Quels sont les facteurs susceptibles de faire avancer ces discussions ?
Il est difficile de le savoir, car les négociations de ce type se déroulent discrètement, en coulisses. Les personnes impliquées de part et d’autre sont soumises à des contraintes quant à ce qui peut être divulgué ou non.
Chaque cas d’échange d’otages ou de prisonniers politiques est particulier, même si des schémas peuvent émerger à mesure que les pays acquièrent de l’expérience en la matière et tirent les leçons des épisodes précédents.
Existe-t-il une sorte de guide informel que les pays pourraient consulter au cours de ces négociations ?

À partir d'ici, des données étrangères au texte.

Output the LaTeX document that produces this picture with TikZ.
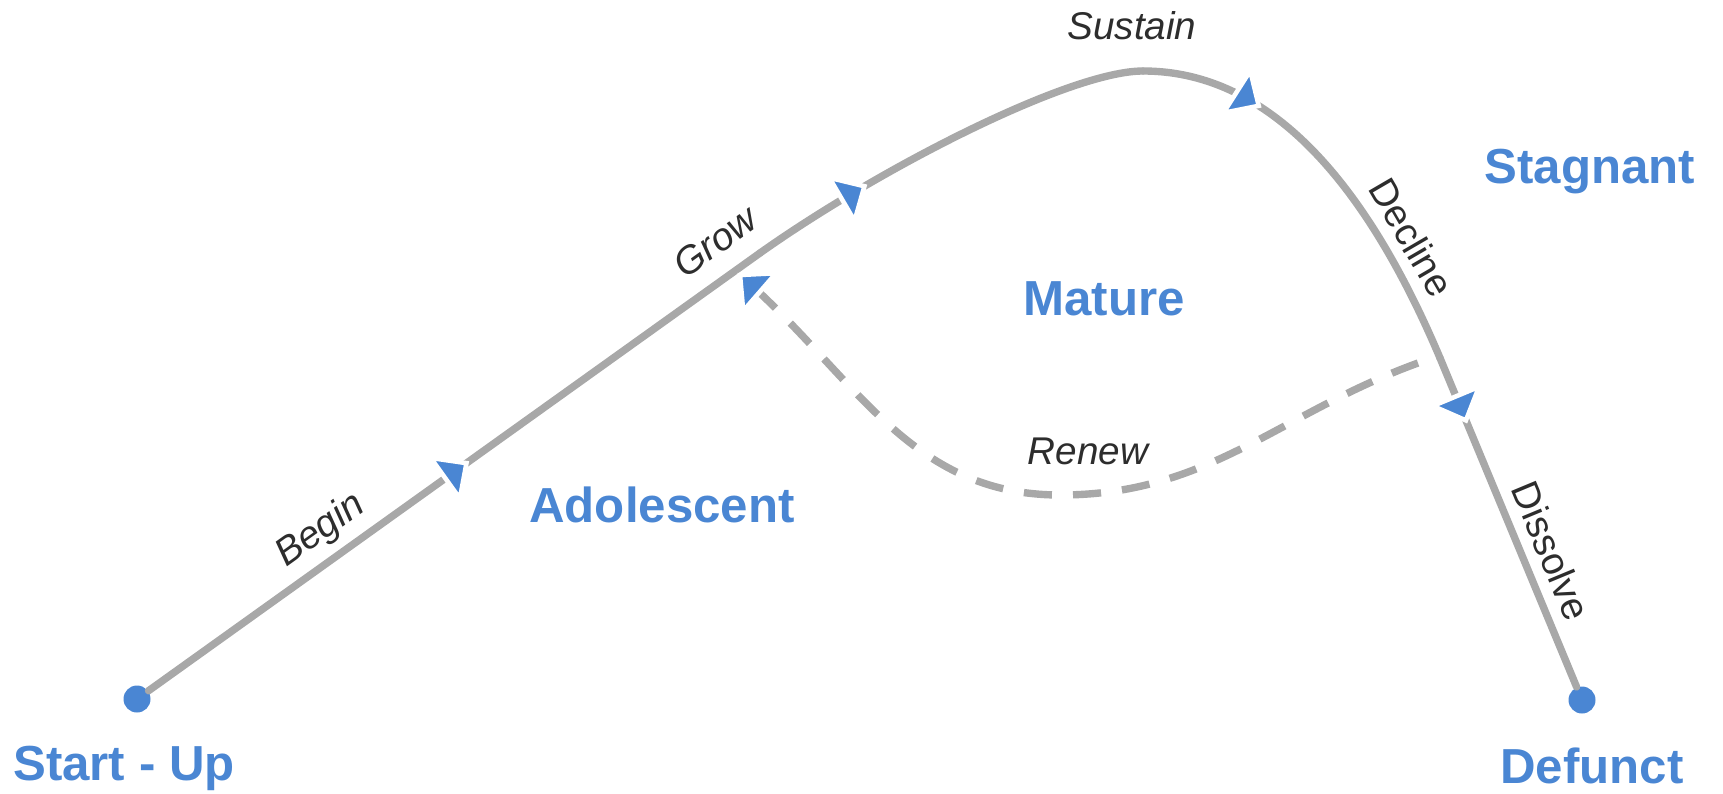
\documentclass[tikz,border=0pt]{standalone}
\usepackage{fontspec}
\setmainfont{Liberation Sans}
\usetikzlibrary{positioning,decorations.markings}
\definecolor{phaseblue}{RGB}{74,134,211}
\definecolor{trackgray}{RGB}{168,168,168}
\definecolor{labelgray}{RGB}{45,45,45}

\begin{document}
\begin{tikzpicture}[
        dot/.style={circle,fill=phaseblue,inner sep=0pt,minimum size=0.27cm},
        phase/.style={font=\fontsize{14}{17}\selectfont\bfseries,text=phaseblue,inner sep=0pt},
        verb/.style={font=\fontsize{11}{13}\selectfont,text=labelgray,inner sep=0pt},
        verbit/.style={verb,font=\fontsize{11}{13}\selectfont\itshape},
        track/.style={draw=trackgray,line width=2.1pt,line cap=round},
        renewal/.style={draw=trackgray,line width=2.1pt,dash pattern=on 8pt off 6pt},
        pointer/.style={postaction={decorate},decoration={markings,mark=at position #1 with
            {\fill[solid,phaseblue,draw=white,line width=1.3pt] (0,0) -- (-0.26,0.25) -- (-0.26,-0.25) -- cycle;}}}
    ]
    \useasboundingbox (0,0) rectangle (17.23,7.93);

    \node[dot] (startup) at (1.37,0.94) {};
    \node[dot] (defunct) at (15.82,0.93) {};
    \coordinate (bend) at (7.6,5.4);
    \coordinate (top) at (11.43,7.22);
    \coordinate (turn) at (14.4,4.35);
    \coordinate (renewfrom) at (14.18,4.30);
    \coordinate (low) at (10.6,2.98);
    \coordinate (renewto) at (7.40,5.18);

    \node[phase,below=0.32cm of startup,xshift=-0.13cm] (startlabel) {Start - Up};
    \node[phase,below=0.33cm of defunct,xshift=0.1cm] (defunctlabel) {Defunct};
    \node[phase] (adolescent) at (6.62,2.88) {Adolescent};
    \node[phase] (mature) at (11.04,4.94) {Mature};
    \node[phase] (stagnant) at (15.90,6.21) {Stagnant};

    \draw[track,pointer=0.52] (startup) -- node[verbit,sloped,above=0.08cm,pos=0.31] {Begin}
        node[verbit,sloped,above=0.18cm,pos=0.96] {Grow} (bend);
    \draw[track,pointer=0.29] (bend) .. controls (8.8,6.25) and (10.7,7.22) .. (top);
    \draw[track,pointer=0.28] (top) .. controls (12.8,7.22) and (13.74,5.91) ..
        node[verb,sloped,above=0.1cm,pos=0.76] {Decline} (turn);
    \draw[track,pointer=0.19] (turn) -- node[verb,sloped,above=0.11cm,pos=0.62] {Dissolve} (defunct);
    \node[verbit,above=0.30cm of top,xshift=-0.11cm] (sustain) {Sustain};

    \draw[renewal,pointer=1] (renewfrom) to[out=200,in=0] (low) to[out=180,in=-41] (renewto);
    \node[verbit,above=0.29cm of low,xshift=0.28cm] (renew) {Renew};
\end{tikzpicture}
\end{document}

Chaque pays dispose de son propre mécanisme interne pour gérer ce genre de négociations. Mais comme ces discussions sont hautement politiques et secrètes, elles ne se pas conduites uniquement par des fonctionnaires de niveau inférieur ou intermédiaire. Elles impliquent directement les chefs d’État, qui se mettent d’accord entre eux sur les décisions définitives.
En ce qui concerne les États-Unis, cela signifie que le président, la vice-présidente et les hauts responsables du département d’État ont été impliqués dans ces négociations.
Les États-Unis disposent également d’un mécanisme interne qui leur permet de classer les citoyens américains « détenus à tort » par d’autres pays. Il ne s’agit pas de dire si ces gens sont coupables ou innocents ; simplement, quand l’administration américaine estime que ces citoyens ont été mis en prison dans des circonstances douteuses, alors diverses agences gouvernementales du pays s’impliquent dans la recherche d’un échange ou d’une libération. Par exemple, lorsque la basketteuse Brittney Griner a été mise en prison en Russie, ses proches ont avant tout cherché à persuader le gouvernement américain qu’il fallait la classer comme « détenue à tort ».
Le timing de l’accord a-t-il pu être influencé par d’autres facteurs, comme la guerre en Ukraine ou la campagne présidentielle en cours aux États-Unis ?
Chaque fois qu’un accord de ce type survient, la question du timing se pose nécessairement. Pour ma part, je m’étais dit que quelque chose de ce type était peut-être en préparation quand j’ai appris que le procès d’Evan Gershkovich avait été avancé au mois de juillet. J’ai trouvé cela inhabituel. Quand le procès a eu lieu, le 19 juillet, Gershkovich a été condamné à 16 ans de colonie pénitentiaire, pour espionnage – des accusations pour lesquelles le gouvernement russe n’a pas fourni de preuves concluantes et que la défense de Gershkovich ainsi que le gouvernement américain ont entièrement rejetées.
Le cas de Gershkovich est plus délicat que celui de Griner, que les autorités russes avaient arrêtée puis placée en détention pour contrebande de stupéfiants en mars 2022. Elle avait été incarcérée et condamnée en août 2022 à neuf ans de prison, avant que les États-Unis ne concluent avec la Russie un accord qui a permis sa libération en décembre 2022 en échange du trafiquant d’armes russes Viktor Bout. Griner avait plaidé coupable.
En ce qui concerne Gershkovich, on ignore l’article exact du code pénal russe en vertu duquel il a été condamné.